*What is required:* Repeat the listing word for word. No pictures belong in the copy.

--------------------------------

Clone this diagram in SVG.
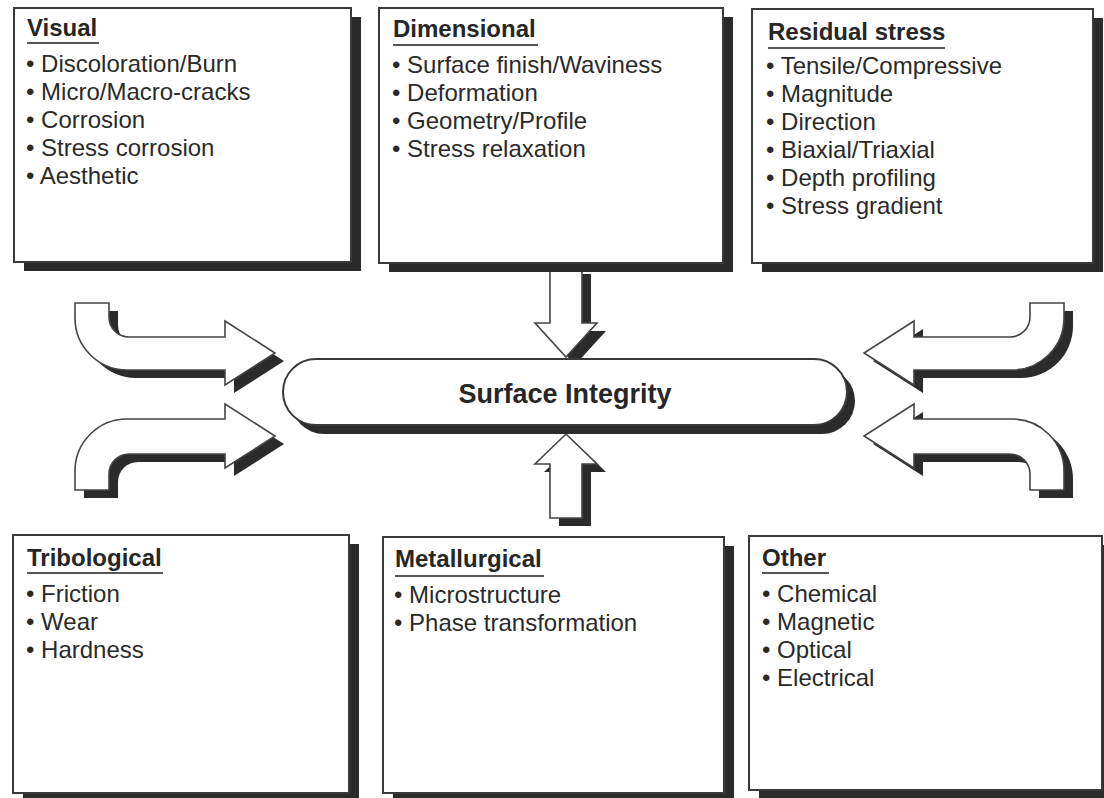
<svg xmlns="http://www.w3.org/2000/svg" width="1104" height="798" viewBox="0 0 1104 798">
  <style>
    .shadow { fill: #2b2b2b; }
    .box { fill: #ffffff; stroke: #3a3a3a; stroke-width: 2; }
    .arrow { fill: #ffffff; stroke: #444444; stroke-width: 1.6; stroke-linejoin: miter; }
    .title { font-family: "Liberation Sans", Arial, sans-serif; font-weight: bold; font-size: 24px; fill: #262626; }
    .item { font-family: "Liberation Sans", Arial, sans-serif; font-size: 24px; fill: #2a2a2a; }
    .rule { stroke: #555555; stroke-width: 2; }
    .center { font-family: "Liberation Sans", Arial, sans-serif; font-weight: bold; font-size: 27px; fill: #262626; text-anchor: middle; }
  </style>
  <defs>
    <!-- block arrow outlines -->
    <path id="a-ul" d="M75,303 H109 V317 A20,20 0 0 0 129,337 H225 V321 L275,353 L225,385 V370 H127 A52,52 0 0 1 75,318 Z"/>
    <path id="a-ll" d="M75,490 H109 V474 A20,20 0 0 1 129,454 H225 V468 L275,436 L225,404 V419 H127 A52,52 0 0 0 75,471 Z"/>
    <path id="a-ur" d="M1064,303 H1030 V317 A20,20 0 0 1 1010,337 H914 V321 L864,353 L914,385 V370 H1012 A52,52 0 0 0 1064,318 Z"/>
    <path id="a-lr" d="M1064,490 H1030 V474 A20,20 0 0 0 1010,454 H914 V468 L864,436 L914,404 V419 H1012 A52,52 0 0 1 1064,471 Z"/>
    <path id="a-down" d="M550,266 H582 V323 H597 L566,357 L535,323 H550 Z"/>
    <path id="a-up" d="M550,518 H582 V464 H597 L566,434 L535,464 H550 Z"/>
  </defs>

  <rect width="1104" height="798" fill="#ffffff"/>

  <!-- connectors: hollow block arrows with drop shadows -->
  <g id="connectors">
    <g transform="translate(9,8)" class="shadow">
      <use href="#a-ul"/>
      <use href="#a-ll"/>
      <use href="#a-ur"/>
      <use href="#a-lr"/>
      <use href="#a-down"/>
      <use href="#a-up"/>
    </g>
    <g class="arrow">
      <use href="#a-ul"/>
      <use href="#a-ll"/>
      <use href="#a-ur"/>
      <use href="#a-lr"/>
      <use href="#a-down"/>
      <use href="#a-up"/>
    </g>
  </g>

  <!-- central node -->
  <g id="surface-integrity">
    <rect class="shadow" x="291" y="368" width="564" height="66" rx="33"/>
    <rect class="box" x="283" y="359" width="564" height="66" rx="33" stroke-width="1.6"/>
    <text class="center" x="565" y="403">Surface Integrity</text>
  </g>

  <g id="visual">
    <rect class="shadow" x="24" y="17" width="337" height="254"/>
    <rect class="box" x="14" y="8" width="337" height="254"/>
    <text class="title" x="27" y="36">Visual</text>
    <line class="rule" x1="27" y1="43" x2="99" y2="43"/>
    <text class="item" x="26" y="72">• Discoloration/Burn</text>
    <text class="item" x="26" y="100">• Micro/Macro-cracks</text>
    <text class="item" x="26" y="128">• Corrosion</text>
    <text class="item" x="26" y="156">• Stress corrosion</text>
    <text class="item" x="26" y="184">• Aesthetic</text>
  </g>

  <g id="dimensional">
    <rect class="shadow" x="389" y="17" width="344" height="255"/>
    <rect class="box" x="379" y="8" width="344" height="255"/>
    <text class="title" x="393" y="37">Dimensional</text>
    <line class="rule" x1="393" y1="45" x2="538" y2="45"/>
    <text class="item" x="392" y="73">• Surface finish/Waviness</text>
    <text class="item" x="392" y="101">• Deformation</text>
    <text class="item" x="392" y="129">• Geometry/Profile</text>
    <text class="item" x="392" y="157">• Stress relaxation</text>
  </g>

  <g id="residual-stress">
    <rect class="shadow" x="762" y="18" width="341" height="254"/>
    <rect class="box" x="752" y="9" width="341" height="254"/>
    <text class="title" x="768" y="40">Residual stress</text>
    <line class="rule" x1="768" y1="48" x2="945" y2="48"/>
    <text class="item" x="766" y="74">• Tensile/Compressive</text>
    <text class="item" x="766" y="102">• Magnitude</text>
    <text class="item" x="766" y="130">• Direction</text>
    <text class="item" x="766" y="158">• Biaxial/Triaxial</text>
    <text class="item" x="766" y="186">• Depth profiling</text>
    <text class="item" x="766" y="214">• Stress gradient</text>
  </g>

  <g id="tribological">
    <rect class="shadow" x="23" y="544" width="336" height="258"/>
    <rect class="box" x="13" y="535" width="336" height="258"/>
    <text class="title" x="27" y="566">Tribological</text>
    <line class="rule" x1="27" y1="573" x2="163" y2="573"/>
    <text class="item" x="26" y="602">• Friction</text>
    <text class="item" x="26" y="630">• Wear</text>
    <text class="item" x="26" y="658">• Hardness</text>
  </g>

  <g id="metallurgical">
    <rect class="shadow" x="393" y="546" width="341" height="256"/>
    <rect class="box" x="383" y="537" width="341" height="256"/>
    <text class="title" x="395" y="567">Metallurgical</text>
    <line class="rule" x1="395" y1="576" x2="544" y2="576"/>
    <text class="item" x="394" y="603">• Microstructure</text>
    <text class="item" x="394" y="631">• Phase transformation</text>
  </g>

  <g id="other">
    <rect class="shadow" x="759" y="545" width="353" height="254"/>
    <rect class="box" x="749" y="536" width="353" height="254"/>
    <text class="title" x="762" y="566">Other</text>
    <line class="rule" x1="762" y1="573" x2="829" y2="573"/>
    <text class="item" x="762" y="602">• Chemical</text>
    <text class="item" x="762" y="630">• Magnetic</text>
    <text class="item" x="762" y="658">• Optical</text>
    <text class="item" x="762" y="686">• Electrical</text>
  </g>
</svg>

--------------------------------

*Right answer:*
Clone this diagram in SVG.
<svg xmlns="http://www.w3.org/2000/svg" width="1104" height="798" viewBox="0 0 1104 798">
  <style>
    .shadow { fill: #2b2b2b; }
    .box { fill: #ffffff; stroke: #3a3a3a; stroke-width: 2; }
    .arrow { fill: #ffffff; stroke: #444444; stroke-width: 1.6; stroke-linejoin: miter; }
    .title { font-family: "Liberation Sans", Arial, sans-serif; font-weight: bold; font-size: 24px; fill: #262626; }
    .item { font-family: "Liberation Sans", Arial, sans-serif; font-size: 24px; fill: #2a2a2a; }
    .rule { stroke: #555555; stroke-width: 2; }
    .center { font-family: "Liberation Sans", Arial, sans-serif; font-weight: bold; font-size: 27px; fill: #262626; text-anchor: middle; }
  </style>
  <defs>
    <!-- block arrow outlines -->
    <path id="a-ul" d="M75,303 H109 V317 A20,20 0 0 0 129,337 H225 V321 L275,353 L225,385 V370 H127 A52,52 0 0 1 75,318 Z"/>
    <path id="a-ll" d="M75,490 H109 V474 A20,20 0 0 1 129,454 H225 V468 L275,436 L225,404 V419 H127 A52,52 0 0 0 75,471 Z"/>
    <path id="a-ur" d="M1064,303 H1030 V317 A20,20 0 0 1 1010,337 H914 V321 L864,353 L914,385 V370 H1012 A52,52 0 0 0 1064,318 Z"/>
    <path id="a-lr" d="M1064,490 H1030 V474 A20,20 0 0 0 1010,454 H914 V468 L864,436 L914,404 V419 H1012 A52,52 0 0 1 1064,471 Z"/>
    <path id="a-down" d="M550,266 H582 V323 H597 L566,357 L535,323 H550 Z"/>
    <path id="a-up" d="M550,518 H582 V464 H597 L566,434 L535,464 H550 Z"/>
  </defs>

  <rect width="1104" height="798" fill="#ffffff"/>

  <!-- connectors: hollow block arrows with drop shadows -->
  <g id="connectors">
    <g transform="translate(9,8)" class="shadow">
      <use href="#a-ul"/>
      <use href="#a-ll"/>
      <use href="#a-ur"/>
      <use href="#a-lr"/>
      <use href="#a-down"/>
      <use href="#a-up"/>
    </g>
    <g class="arrow">
      <use href="#a-ul"/>
      <use href="#a-ll"/>
      <use href="#a-ur"/>
      <use href="#a-lr"/>
      <use href="#a-down"/>
      <use href="#a-up"/>
    </g>
  </g>

  <!-- central node -->
  <g id="surface-integrity">
    <rect class="shadow" x="291" y="368" width="564" height="66" rx="33"/>
    <rect class="box" x="283" y="359" width="564" height="66" rx="33" stroke-width="1.6"/>
    <text class="center" x="565" y="403">Surface Integrity</text>
  </g>

  <g id="visual">
    <rect class="shadow" x="24" y="17" width="337" height="254"/>
    <rect class="box" x="14" y="8" width="337" height="254"/>
    <text class="title" x="27" y="36">Visual</text>
    <line class="rule" x1="27" y1="43" x2="99" y2="43"/>
    <text class="item" x="26" y="72">• Discoloration/Burn</text>
    <text class="item" x="26" y="100">• Micro/Macro-cracks</text>
    <text class="item" x="26" y="128">• Corrosion</text>
    <text class="item" x="26" y="156">• Stress corrosion</text>
    <text class="item" x="26" y="184">• Aesthetic</text>
  </g>

  <g id="dimensional">
    <rect class="shadow" x="389" y="17" width="344" height="255"/>
    <rect class="box" x="379" y="8" width="344" height="255"/>
    <text class="title" x="393" y="37">Dimensional</text>
    <line class="rule" x1="393" y1="45" x2="538" y2="45"/>
    <text class="item" x="392" y="73">• Surface finish/Waviness</text>
    <text class="item" x="392" y="101">• Deformation</text>
    <text class="item" x="392" y="129">• Geometry/Profile</text>
    <text class="item" x="392" y="157">• Stress relaxation</text>
  </g>

  <g id="residual-stress">
    <rect class="shadow" x="762" y="18" width="341" height="254"/>
    <rect class="box" x="752" y="9" width="341" height="254"/>
    <text class="title" x="768" y="40">Residual stress</text>
    <line class="rule" x1="768" y1="48" x2="945" y2="48"/>
    <text class="item" x="766" y="74">• Tensile/Compressive</text>
    <text class="item" x="766" y="102">• Magnitude</text>
    <text class="item" x="766" y="130">• Direction</text>
    <text class="item" x="766" y="158">• Biaxial/Triaxial</text>
    <text class="item" x="766" y="186">• Depth profiling</text>
    <text class="item" x="766" y="214">• Stress gradient</text>
  </g>

  <g id="tribological">
    <rect class="shadow" x="23" y="544" width="336" height="258"/>
    <rect class="box" x="13" y="535" width="336" height="258"/>
    <text class="title" x="27" y="566">Tribological</text>
    <line class="rule" x1="27" y1="573" x2="163" y2="573"/>
    <text class="item" x="26" y="602">• Friction</text>
    <text class="item" x="26" y="630">• Wear</text>
    <text class="item" x="26" y="658">• Hardness</text>
  </g>

  <g id="metallurgical">
    <rect class="shadow" x="393" y="546" width="341" height="256"/>
    <rect class="box" x="383" y="537" width="341" height="256"/>
    <text class="title" x="395" y="567">Metallurgical</text>
    <line class="rule" x1="395" y1="576" x2="544" y2="576"/>
    <text class="item" x="394" y="603">• Microstructure</text>
    <text class="item" x="394" y="631">• Phase transformation</text>
  </g>

  <g id="other">
    <rect class="shadow" x="759" y="545" width="353" height="254"/>
    <rect class="box" x="749" y="536" width="353" height="254"/>
    <text class="title" x="762" y="566">Other</text>
    <line class="rule" x1="762" y1="573" x2="829" y2="573"/>
    <text class="item" x="762" y="602">• Chemical</text>
    <text class="item" x="762" y="630">• Magnetic</text>
    <text class="item" x="762" y="658">• Optical</text>
    <text class="item" x="762" y="686">• Electrical</text>
  </g>
</svg>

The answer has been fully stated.